Disitu saya hanya memberikan sedikit omongan.
” Ya harusnya dulu kamu harus ikut, karena semua yang diberikan sekolah sifatnya itu pembelajaran yang intinya ada hal yang bisa di pelajari oleh kamu, dan kamu palah tidak ikut ”
” Tapi ya tidak apa-apa, kamu sudah mau jadi leader osis disini itu lebih baik, kamu bisa belajar lagi dan membuka wawasan lagi, dan sekarang kamu tahu bahwa ilmu itu luas ”
” Dan penyesalan memang selalu datang di akhir, intinya kedepan harus lebih baik, jangan pernah takut selagi kamu bertugas sesuai koridor yang ada, di osis mau siapapun itu kamu itu pemimpinnya ”

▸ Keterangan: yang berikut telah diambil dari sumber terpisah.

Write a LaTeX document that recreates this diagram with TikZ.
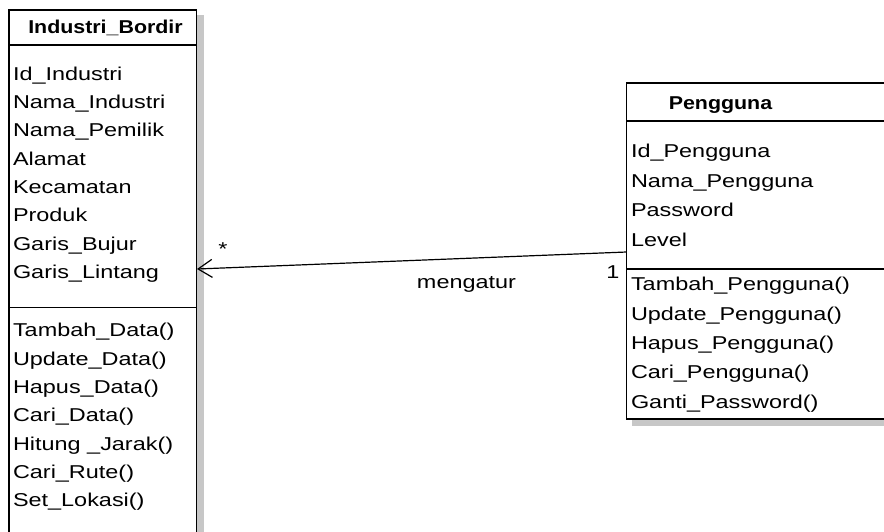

Hal ini mengingatkan saya pada satu hal, pentingnya komunikasi yang baik dari seorang pemimpin dengan bawahan dan juga dengan atasan supaya sesuatu bisa terus berjalan dengan baik, karena jika satu hal tidak berjalan secara bersamaan maka akan ada yang tertinggal, akan ada yang diam dan akan ada yang paling di depan.
Sebuah organisasi tujuan utamanya bukan itu, tapi bagaimana semua anggota bisa berjalan dengan tupoksinya masing-masing dan hasil dari itu semua akan menghasilkan kinerja yang luar biasa tanpa ada yang harus merasa tersingkirkan.
Seorang pembina juga memeliki peran penting untuk terus membina, menjaga suatu yang dibina tetap berjalan di jalannya dan tidak ada yang berhenti ataupun mendahului.